Synapse requires valid TLS certificates to work and ships with functionality to automatically provision Let’s Encrypt certificates. However, I use cert-manager as a certificate management solution for all my services. So we skip over that part of the configuration, too.

The last thing we have to set up is Terraform with a properly configured kubernetes provider. If you do not want to use Terraform, transforming the code to regular YAML manifests is trivial.

Depending on your needs, reverse proxy (ingress) functionality and certificate management is the part where your setup differs the most. If you are starting out from scratch, check out my previous post, covering much of the steps required to set up the AKS cluster.

Ingress

We work from the outside to the inside. The Ingress is what exposes our Kubernetes Service to the public internet.
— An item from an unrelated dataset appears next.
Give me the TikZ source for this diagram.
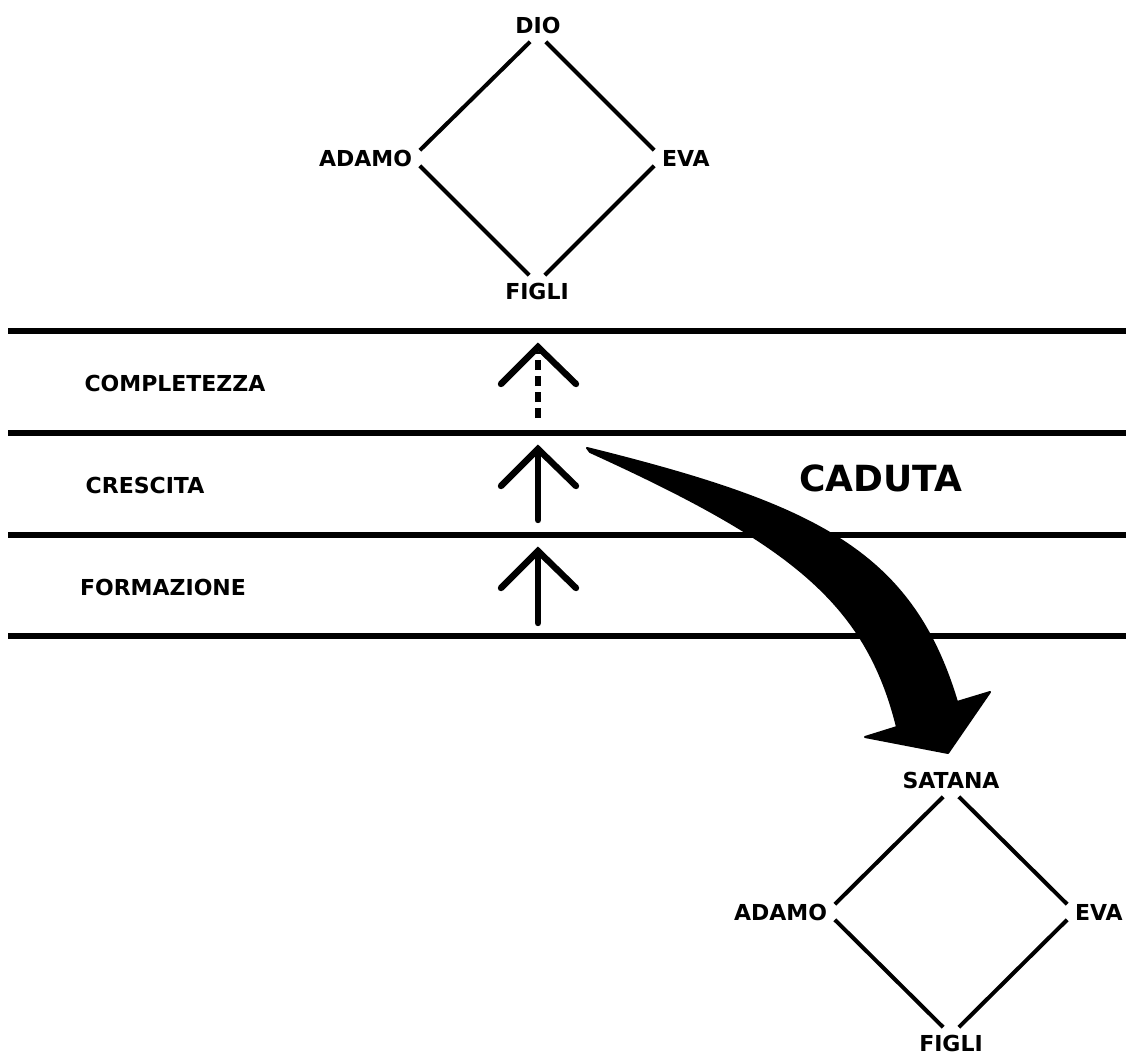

We also add a Namespace for all our Matrix resources to a new Terraform file matrix.tf:

resource "kubernetes_namespace" "matrix" {
  metadata {
    name = "matrix"
  }
}

resource "kubernetes_ingress" "matrix" {
  metadata {
    name      = "matrix-ing"
    namespace = kubernetes_namespace.matrix.metadata.0.name

    annotations = {
      "cert-manager.io/cluster-issuer"           = "letsencrypt-staging"
      "traefik.ingress.kubernetes.io/router.tls" = "true"
    }
  }

  spec {
    rule {
      host = var.synapse_server_name

      http {
        path {
          path = "/_matrix"

          backend {
            service_name = "matrix-svc"
            service_port = 8008
          }
        }

        path {
          path = "/_synapse/client"

          backend {
            service_name = "matrix-svc"
            service_port = 8008
          }
        }

        path {
          path = "/"

          backend {
            service_name = "matrix-admin-svc"
            service_port = 8080
          }
        }
      }
    }

    tls {
      secret_name = "matrix-tls-secret"
      hosts       = [var.synapse_server_name]
    }
  }
}

To route external traffic to the Synapse Service (matrix-svc), we set up the /_matrix and /_synapse/client endpoints according to the official reverse proxy documentation. The / endpoint routes traffic to the Synapse Admin UI (matrix-admin-svc). We do NOT expose the /_synapse/admin endpoint. We will look at how to access this endpoint at the end of this post.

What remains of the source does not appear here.